The music video for Tarrus Riley’s 2006 hit She’s Royal crossed 100 million views on YouTube on Wednesday (July 19).
The visuals, which featured Riley serenading his Caribbean Queen, were directed by Rupert Campbell and Richard Delapenha.
The song was produced by legendary saxophonist Dean Fraser for Riley’s Parables album on VP Records.
“[She’s Royal] came about as a self-esteem booster. At the time, I knew some girls who needed a confidence boost. I wanted women to feel confident about themselves,” Tarrus had told the Jamaica Observer.
In another interview, he disclosed that the song was a “reality song.”

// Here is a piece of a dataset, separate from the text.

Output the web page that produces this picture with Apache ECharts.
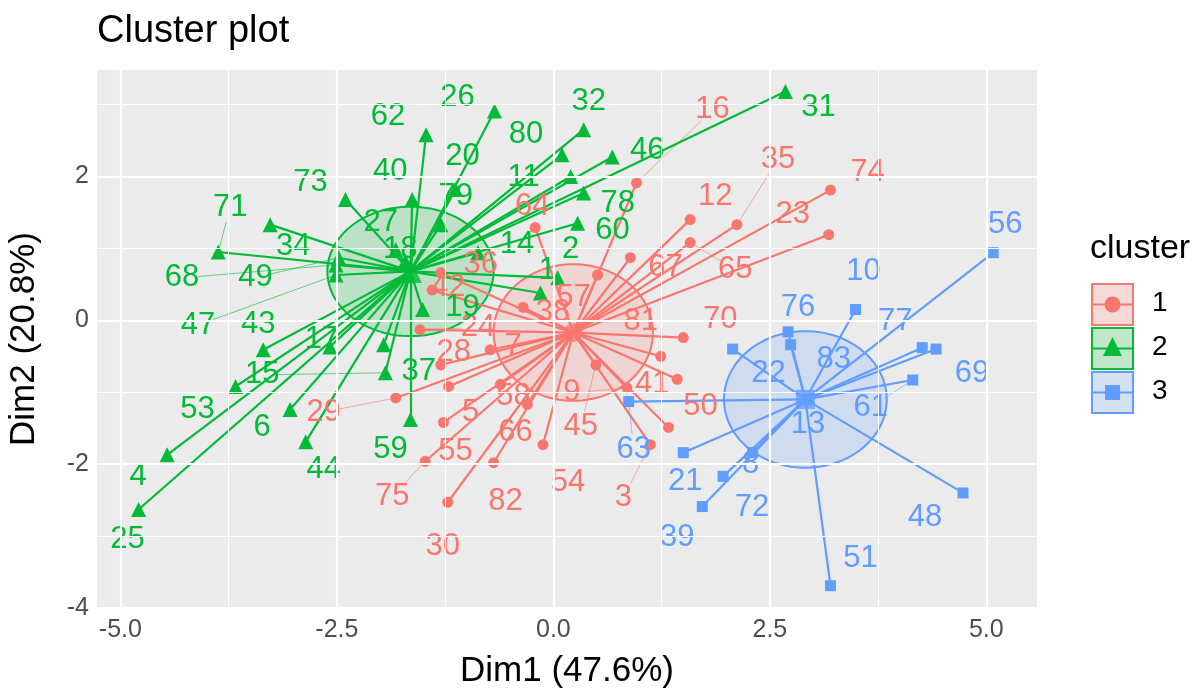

“I wrote the song just to let women feel nice,” he told unitedreggae.com. “Because… we must talk ‘bout slavery [and] a lot of conditioning from slavery still resonates today and the women still lack self-esteem. They need some music to make them feel good so I thought ‘Let me sing a song to big up the girls and say she’s a queen and she’s royal.”
The singer also revealed that his identity as a Rastafarian factored into the song’s creation: “As a Rasta you have to look to yourself as kings and princes, and because a prince must have a princess and a king have a queen… this is a song that makes the woman feel nice. Because if a woman feels nice, the youth feel nice.”
The song almost had a different name – a story Riley shared with the Sunday Gleaner. While waiting out hurricane Emily back in 2005 at a friend’s house, the singer, who also bears the nickname ‘Singy Singy’, shared an early version of the song’s chorus with his friend, and revealed his initial name for the song – She’s Got It’
“She’s got what?” the friend asked him. According to Riley, the question drove him to consider what he actually wanted to say.
She’s Royal is Riley’s most streamed song on Spotify, currently at 33 million plays. It is followed by Superman, at 20 million plays, and Lighter with Shenseea, at 17 million plays.
Powerful, his collab with Major Lazer and Ellie Goulding, has over 280 million plays on Spotify.
“We want the woman queen up and look up. We want them be positive,” he responded. That’s when it hit him. “Alright, ‘She’s Royal’.”
The song was tweaked to reflect the sentiments of the newfound title, and Riley ultimately moved forward with the version music lovers have come to know and love today.